Roger sadar dirinya menderita penyakit Alzheimer dan ingatannya bakal hilang. Ia takut kelak tak bisa mengenali istri dan anaknya lagi sehingga ia menulis di catatan hariannya demikian: "Sayang, akan tiba harinya aku lupa segalanya. Tidak mengenalimu dan anak-anak, meski kalian di dekatku. Saat itu terjadi, maafkan aku! Ingatlah, aku sangat mengasihimu."

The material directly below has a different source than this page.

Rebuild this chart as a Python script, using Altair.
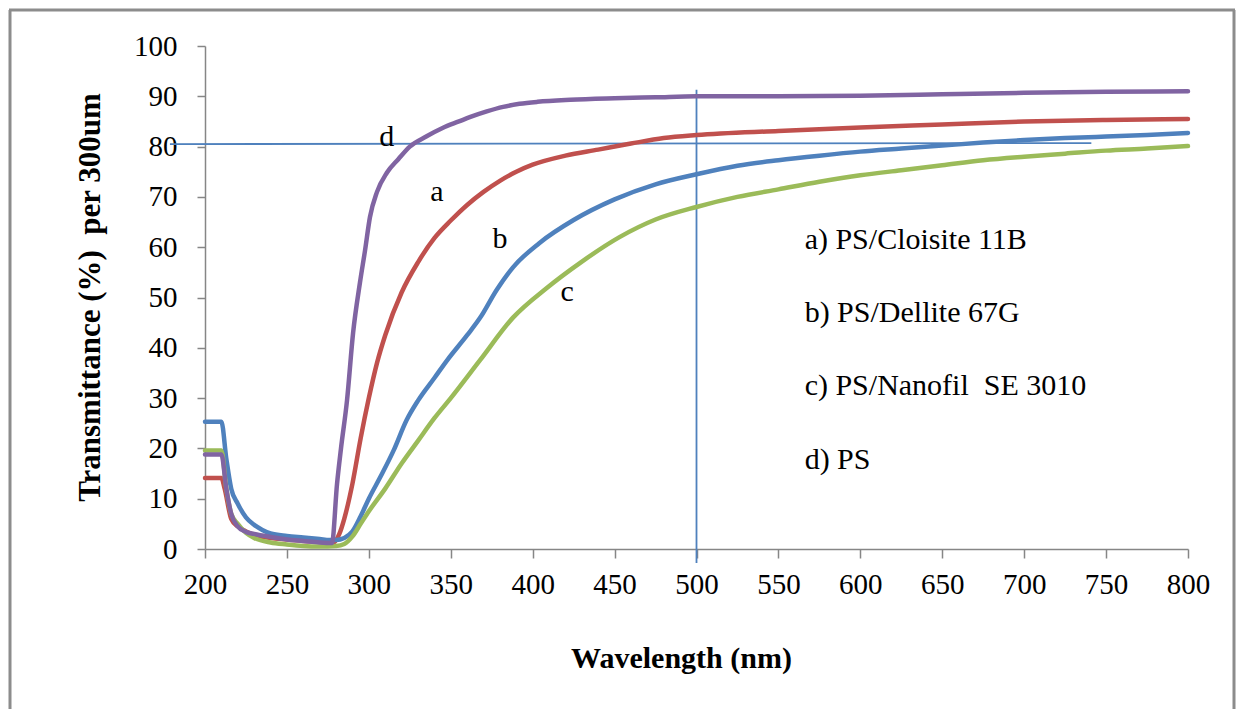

Esoknya, sang istri membaca tulisan suaminya sambil menangis. Ia menulis di bawahnya: "Sayang, jika semua itu terjadi, aku akan tetap merawatmu. Engkau telah melamarku dan setia di sampingku puluhan tahun. Aku mengasihimu bukan karena engkau mengingatku, tetapi karena aku mengingatmu."

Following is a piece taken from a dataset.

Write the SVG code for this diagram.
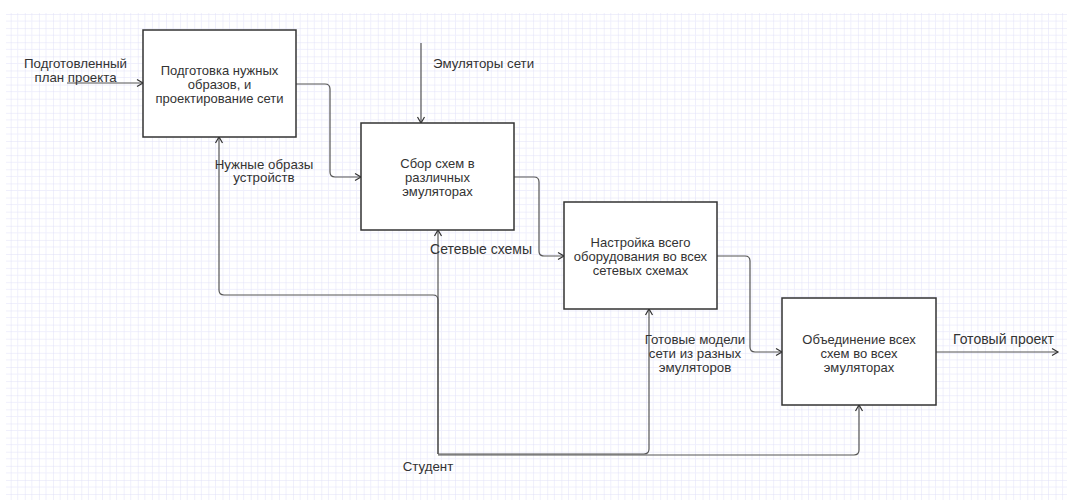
<svg xmlns="http://www.w3.org/2000/svg" width="1067" height="500" viewBox="0 0 1067 500">
  <defs>
    <pattern id="grid" patternUnits="userSpaceOnUse" x="10.7" y="14" width="14.12" height="14.12">
      <path d="M7.06,0 V14.12 M0,7.06 H14.12" stroke="#efeffc" stroke-width="1" fill="none"/>
      <path d="M0,0 V14.12 M0,0 H14.12" stroke="#e0e0f7" stroke-width="1" fill="none"/>
    </pattern>
    <marker id="arr" markerWidth="10" markerHeight="10" refX="8" refY="5" orient="auto" markerUnits="userSpaceOnUse">
      <path d="M2,1.5 L8,5 L2,8.5" fill="none" stroke="#333" stroke-width="1.2"/>
    </marker>
    <style>
      .box { fill: #ffffff; stroke: #333333; stroke-width: 1.5; }
      .t { font-family: "Liberation Sans", Arial, sans-serif; font-size: 13px; fill: #333333; }
      .l { font-size: 13.3px; }
      .xl { font-size: 14px; }
      .c { text-anchor: middle; }
      .edge { fill: none; stroke: #555555; stroke-width: 1.2; marker-end: url(#arr); }
    </style>
  </defs>
  <rect width="1067" height="500" fill="#ffffff"/>
  <rect x="6" y="13" width="1061" height="487" fill="url(#grid)"/>

  <g id="connectors">
    <path class="edge" d="M67,83 H143"/>
    <path class="edge" d="M296,84 H325 Q330,84 330,89 V172 Q330,177 335,177 H361"/>
    <path class="edge" d="M421,43 V123"/>
    <path class="edge" d="M514,177 H534 Q539,177 539,182 V251 Q539,256 544,256 H564"/>
    <path class="edge" d="M717,256 H745 Q750,256 750,261 V347 Q750,352 755,352 H782"/>
    <path class="edge" d="M936,352 H1058"/>
    <path class="edge" d="M438,454 V230"/>
    <path class="edge" d="M438,454 V300 Q438,295 433,295 H224 Q219,295 219,290 V137"/>
    <path class="edge" d="M438,454 H644 Q649,454 649,449 V309"/>
    <path class="edge" d="M438,455 H854 Q859,455 859,450 V405"/>
  </g>

  <g id="node-prep">
    <rect class="box" x="143" y="30" width="153" height="107"/>
    <text class="t c" x="219.5" y="74.5">Подготовка нужных</text>
    <text class="t c" x="219.5" y="88.5">образов, и</text>
    <text class="t c" x="219.5" y="102.5">проектирование сети</text>
  </g>
  <g id="node-collect">
    <rect class="box" x="361" y="123" width="153" height="107"/>
    <text class="t c" x="437.5" y="167.5">Сбор схем в</text>
    <text class="t c" x="437.5" y="181.5">различных</text>
    <text class="t c" x="437.5" y="195.5">эмуляторах</text>
  </g>
  <g id="node-config">
    <rect class="box" x="564" y="202" width="153" height="107"/>
    <text class="t c" x="640.5" y="246.5">Настройка всего</text>
    <text class="t c" x="640.5" y="260.5">оборудования во всех</text>
    <text class="t c" x="640.5" y="274.5">сетевых схемах</text>
  </g>
  <g id="node-merge">
    <rect class="box" x="782" y="298" width="154" height="107"/>
    <text class="t c" x="859" y="343.5">Объединение всех</text>
    <text class="t c" x="859" y="357.5">схем во всех</text>
    <text class="t c" x="859" y="371.5">эмуляторах</text>
  </g>

  <g id="labels">
    <text class="t l c" x="75.5" y="67.5">Подготовленный</text>
    <text class="t l c" x="75.5" y="81.5">план проекта</text>
    <text class="t l" x="433" y="67.5">Эмуляторы сети</text>
    <text class="t l c" x="264" y="168.5">Нужные образы</text>
    <text class="t l c" x="264" y="181.5">устройств</text>
    <text class="t xl c" x="481" y="254">Сетевые схемы</text>
    <text class="t l c" x="695" y="343.5">Готовые модели</text>
    <text class="t l c" x="695" y="357.5">сети из разных</text>
    <text class="t l c" x="695" y="371.5">эмуляторов</text>
    <text class="t xl" x="953" y="344">Готовый проект</text>
    <text class="t l c" x="428" y="470.5">Студент</text>
  </g>
</svg>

Betapa indahnya pasangan yang saling memberi dorongan semangat. Dengan kata-kata penuh kasih, mereka ‘bertolong-tolongan menanggung beban' (Galatia 6:2). Sayangnya, banyak orang lebih suka meluncurkan kritik yang melumpuhkan. Padahal menurut Paulus, sekalipun kekasih kita melakukan pelanggaran, kita tak perlu melukainya dengan kata-kata kasar. Ia perlu dipimpin kembali ‘dalam roh lemah lembut' (ayat 1). Mengapa? Karena dengan bertindak kasar, kita menempatkan diri seolah-olah lebih baik, lebih berarti. Kita jatuh dalam kesombongan. Kritik pedas itu pun menghancurkan! Hanya kata-kata penuh kasih yang bisa memulihkan.

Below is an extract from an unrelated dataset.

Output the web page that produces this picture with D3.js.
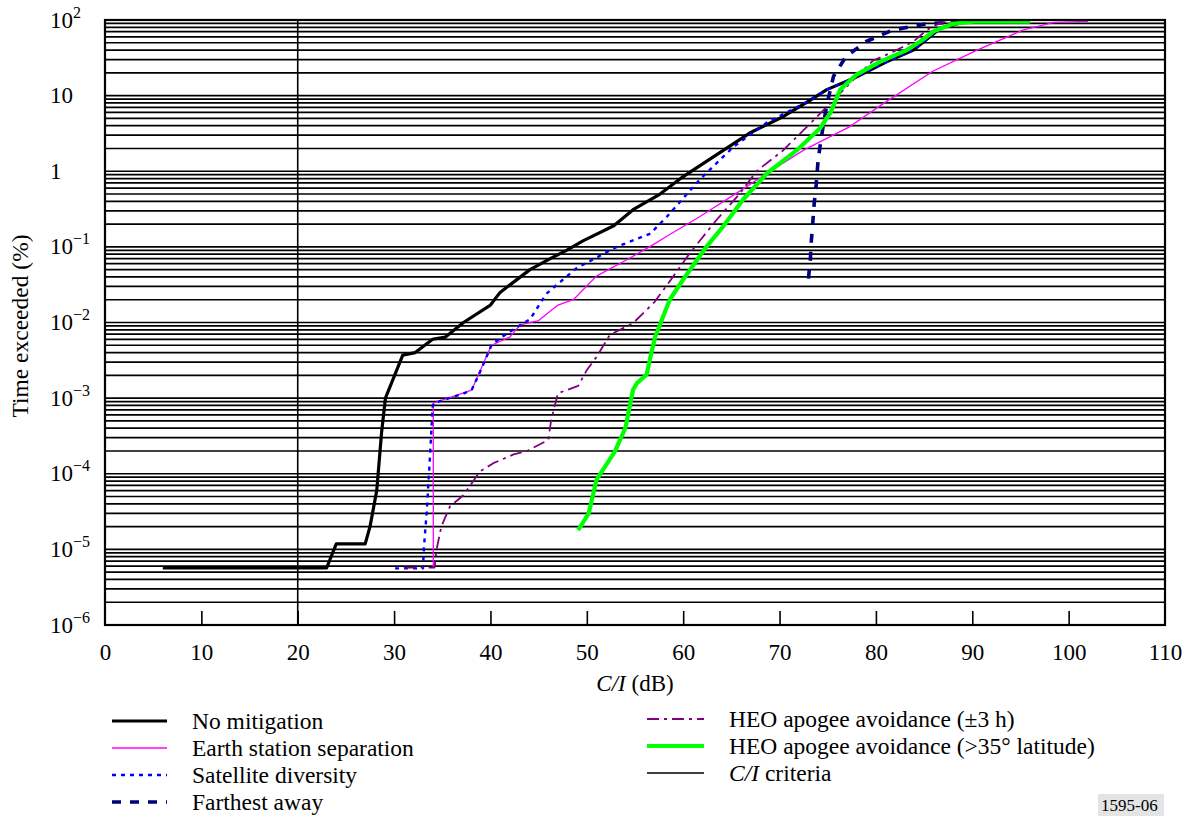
<!DOCTYPE html>
<html>
<head>
<meta charset="utf-8">
<script src="https://cdn.jsdelivr.net/npm/d3@7"></script>
<style>
  body { margin: 0; background: #fff; }
  svg text { font-family: "Liberation Serif", "Times New Roman", serif; fill: #000; }
</style>
</head>
<body>
<div id="chart"></div>
<script>
// C/I (dB) vs time exceeded (%) for each mitigation technique
const noMitigation = [
  [6, 5.7e-6], [23, 5.7e-6], [24, 1.18e-5], [27, 1.18e-5], [27.5, 2e-5], [28.2, 6e-5],
  [28.7, 3.5e-4], [29.1, 1e-3], [30.9, 3.7e-3], [32.2, 4e-3], [34, 6e-3], [35.3, 6.4e-3],
  [37.2, 1e-2], [40, 1.7e-2], [41, 2.5e-2], [44.1, 5e-2], [46.2, 7e-2], [47.9, 9e-2],
  [49.6, 0.12], [52.8, 0.19], [54.8, 0.31], [57.6, 0.5], [60, 0.85], [64.2, 1.9],
  [66.9, 3.2], [70.4, 5.3], [73.2, 8.7], [74.9, 12], [77.7, 17], [81.1, 28], [83.9, 40],
  [85.6, 60], [86.7, 78], [89.4, 96]
];
const earthStation = [
  [34.07, 5.7e-6], [34.07, 8.6e-4], [38.05, 1.28e-3], [40.1, 5e-3], [42, 6.4e-3],
  [43.1, 9.3e-3], [45, 1.06e-2], [47, 1.7e-2], [48.6, 2e-2], [51, 4.1e-2], [54.1, 6.7e-2],
  [56.9, 0.107], [58.3, 0.138], [61.7, 0.25], [65.5, 0.51], [68.7, 0.94], [72.5, 1.9],
  [77.3, 3.9], [80.8, 7.9], [85.9, 21], [90.5, 40], [95.3, 74], [98.5, 93], [102, 96]
];
const satDiversity = [
  [30.1, 5.6e-6], [33, 5.6e-6], [33.1, 1.08e-5], [33.4, 3.3e-5], [33.7, 1.5e-4], [34, 7.7e-4],
  [34.1, 8.6e-4], [37.2, 1.15e-3], [38.05, 1.28e-3], [39.1, 2.5e-3], [40.1, 5e-3], [41, 6.2e-3],
  [43.1, 9.3e-3], [44.1, 1.1e-2], [45.8, 2.4e-2], [48.9, 5.2e-2], [53.1, 0.1], [56.6, 0.15],
  [58.3, 0.25], [61.7, 0.77], [65.2, 2.1], [68.7, 4.4], [73.2, 8.7], [74.9, 12], [77.7, 17],
  [81.1, 28], [83.9, 40], [85.6, 60], [86.7, 78], [88.5, 92], [89.4, 96]
];
const farthestAway = [
  [73.0, 0.038], [73.2, 0.07], [73.3, 0.12], [73.45, 0.21], [73.6, 0.38], [73.8, 0.66],
  [74.0, 1.4], [74.3, 2.6], [74.6, 4.5], [74.9, 7.5], [75.6, 18], [76.9, 33], [79.0, 52],
  [81.8, 74], [85.3, 89], [89.4, 96]
];
const heoApogee3h = [
  [31, 5.75e-6], [34.2, 5.75e-6], [34.4, 9.8e-6], [34.9, 2e-5], [35.8, 3.7e-5], [37.2, 5.2e-5],
  [38.9, 1.07e-4], [40.3, 1.38e-4], [42.4, 1.8e-4], [43.8, 2e-4], [46, 2.8e-4], [46.3, 5.1e-4],
  [47, 1.16e-3], [49.1, 1.45e-3], [50, 2.35e-3], [51, 3.5e-3], [52.4, 6.9e-3], [54.8, 9.8e-3],
  [57, 1.85e-2], [58.6, 3.5e-2], [60.7, 8.3e-2], [63.5, 0.23], [65.9, 0.51], [67.6, 1.0],
  [70.4, 1.9], [73.2, 4.3], [75.6, 8.7], [78, 18], [79.7, 29], [81.8, 38], [83.9, 52],
  [85.3, 74], [86.7, 92], [88, 96]
];
const heoApogee35 = [
  [49.1, 1.8e-5], [50.2, 3e-5], [51, 8.3e-5], [52.9, 1.96e-4], [54, 4e-4], [54.8, 1.29e-3],
  [55.2, 1.58e-3], [56.2, 2.04e-3], [56.6, 3.5e-3], [57.1, 6.5e-3], [58.6, 2e-2], [60, 3.7e-2],
  [62.4, 0.1], [64.2, 0.19], [66.2, 0.42], [68.7, 0.94], [71.8, 1.9], [74.2, 3.7], [75.3, 6],
  [76.3, 12], [78, 19], [80.4, 28], [83.2, 40], [84.6, 52], [86, 71], [88, 89], [90.1, 95],
  [96, 95]
];
const ciCriteria = 20;

const xTicks = [0, 10, 20, 30, 40, 50, 60, 70, 80, 90, 100, 110];
const yTicks = [1e-6, 1e-5, 1e-4, 1e-3, 1e-2, 1e-1, 1, 10, 100];
const yTickBases = ["10", "10", "10", "10", "10", "10", "1", "10", "10"];
const yTickExps = ["\u22126", "\u22125", "\u22124", "\u22123", "\u22122", "\u22121", "", "", "2"];

(function() {
  const width = 1193, height = 816;
  const plot = {left: 105, right: 1165, top: 20, bottom: 625};

  const svg = d3.select("#chart").append("svg")
      .attr("width", width)
      .attr("height", height)
      .attr("viewBox", "0 0 " + width + " " + height);
  svg.append("rect").attr("width", width).attr("height", height).attr("fill", "#fff");

  const x = d3.scaleLinear().domain([0, 110]).range([plot.left, plot.right]);
  const y = d3.scaleLog().domain([1e-6, 1e2]).range([plot.bottom, plot.top]);

  const series = [
    {name: "No mitigation", data: noMitigation, color: "#000", width: 3.2, dash: null, col: 0},
    {name: "Earth station separation", data: earthStation, color: "#ff00ff", width: 1.3, dash: null, col: 0},
    {name: "Satellite diversity", data: satDiversity, color: "#0000ff", width: 2.4, dash: "4,5", col: 0},
    {name: "Farthest away", data: farthestAway, color: "#000080", width: 3.6, dash: "9,9", col: 0},
    {name: "HEO apogee avoidance (\u00b13 h)", data: heoApogee3h, color: "#800080", width: 1.8, dash: "12,5,3,5", col: 1},
    {name: "HEO apogee avoidance (>35\u00b0 latitude)", data: heoApogee35, color: "#00ff00", width: 4.2, dash: null, col: 1}
  ];

  drawGrid();
  drawCurves();
  drawAxes();
  drawLegend();

  function drawGrid() {
    // one horizontal line per 1..9 x decade
    let lines = [];
    d3.range(-6, 2).forEach((k) => {
      d3.range(1, 10).forEach((m) => { lines.push(m * Math.pow(10, k)); });
    });
    svg.append("g").attr("class", "grid")
      .selectAll("line")
      .data(lines)
      .enter().append("line")
        .attr("x1", plot.left).attr("x2", plot.right)
        .attr("y1", (d) => y(d)).attr("y2", (d) => y(d))
        .attr("stroke", "#000")
        .attr("stroke-width", 1.7);

    // C/I criteria
    svg.append("line")
      .attr("x1", x(ciCriteria)).attr("x2", x(ciCriteria))
      .attr("y1", plot.top).attr("y2", plot.bottom)
      .attr("stroke", "#000")
      .attr("stroke-width", 1.6);
  }

  function drawCurves() {
    const line = d3.line()
      .x((d) => x(d[0]))
      .y((d) => y(d[1]));
    svg.append("g").attr("class", "curves")
      .selectAll("path")
      .data(series)
      .enter().append("path")
        .attr("d", (s) => line(s.data))
        .attr("fill", "none")
        .attr("stroke", (s) => s.color)
        .attr("stroke-width", (s) => s.width)
        .attr("stroke-dasharray", (s) => s.dash)
        .attr("stroke-linejoin", "round");
  }

  function drawAxes() {
    svg.append("rect")
      .attr("x", plot.left).attr("y", plot.top)
      .attr("width", plot.right - plot.left).attr("height", plot.bottom - plot.top)
      .attr("fill", "none")
      .attr("stroke", "#000")
      .attr("stroke-width", 2.2);

    const xAxis = svg.append("g")
      .attr("class", "x-axis")
      .attr("transform", "translate(0," + plot.bottom + ")")
      .call(d3.axisBottom(x).tickValues(xTicks).tickSize(-14).tickSizeOuter(0));
    xAxis.select(".domain").remove();
    xAxis.selectAll(".tick line")
      .attr("stroke", "#000")
      .attr("stroke-width", 1.6)
      .filter((d) => d === 0 || d === 110).remove();
    xAxis.selectAll(".tick text")
      .attr("y", 35).attr("dy", 0)
      .style("font-family", "'Liberation Serif', serif")
      .style("font-size", "23px")
      .attr("fill", "#000");

    svg.append("text")
      .attr("x", (plot.left + plot.right) / 2)
      .attr("y", 691)
      .attr("text-anchor", "middle")
      .style("font-size", "23px")
      .call((t) => {
        t.append("tspan").style("font-style", "italic").text("C/I");
        t.append("tspan").text(" (dB)");
      });

    const yLabels = svg.append("g").attr("class", "y-labels")
      .selectAll("text")
      .data(yTicks)
      .enter().append("text")
        .attr("x", 50)
        .attr("y", (d) => y(d) + 7.5)
        .style("font-size", "23px");
    yLabels.append("tspan").text((d, i) => yTickBases[i]);
    yLabels.append("tspan")
      .attr("dy", -10)
      .style("font-size", "16px")
      .text((d, i) => yTickExps[i]);

    svg.append("text")
      .attr("transform", "translate(28,326) rotate(-90)")
      .attr("text-anchor", "middle")
      .style("font-size", "23.5px")
      .text("Time exceeded (%)");
  }

  function drawLegend() {
    const cols = [
      {x1: 112, x2: 167, tx: 192, y0: 721},
      {x1: 647, x2: 704, tx: 729, y0: 719}
    ];
    const step = 27;
    let items = series.map((s) => ({name: s.name, color: s.color, width: s.width, dash: s.dash, col: s.col}));
    items.push({name: null, color: "#000", width: 1.3, dash: null, col: 1});

    let rowCount = [0, 0];
    items.forEach((it) => {
      const c = cols[it.col];
      const ly = c.y0 + step * rowCount[it.col]++;
      svg.append("line")
        .attr("x1", c.x1).attr("x2", c.x2)
        .attr("y1", ly).attr("y2", ly)
        .attr("stroke", it.color)
        .attr("stroke-width", it.width)
        .attr("stroke-dasharray", it.dash);
      const t = svg.append("text")
        .attr("x", c.tx)
        .attr("y", ly + 8)
        .style("font-size", "23.5px");
      if (it.name) {
        t.text(it.name);
      } else {
        t.append("tspan").style("font-style", "italic").text("C/I");
        t.append("tspan").text(" criteria");
      }
    });

    // figure number
    svg.append("rect")
      .attr("x", 1098).attr("y", 794)
      .attr("width", 66).attr("height", 22)
      .attr("fill", "#e4e4e4");
    svg.append("text")
      .attr("x", 1101).attr("y", 811)
      .style("font-size", "17px")
      .text("1595-06");
  }
})();
</script>
</body>
</html>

Orang-orang di sekitar kita sangat memerlukan kata-kata pendorong semangat. Sudahkah kita memberikannya? Apakah yang memenuhi mulut kita; pujian atau makian? Kata-kata penuh kasih atau kritik? Mari kita gunakan lidah kita untuk menguatkan seseorang hari ini. Jika Anda ingin diingat orang, belajarlah mengingat kebaikannya.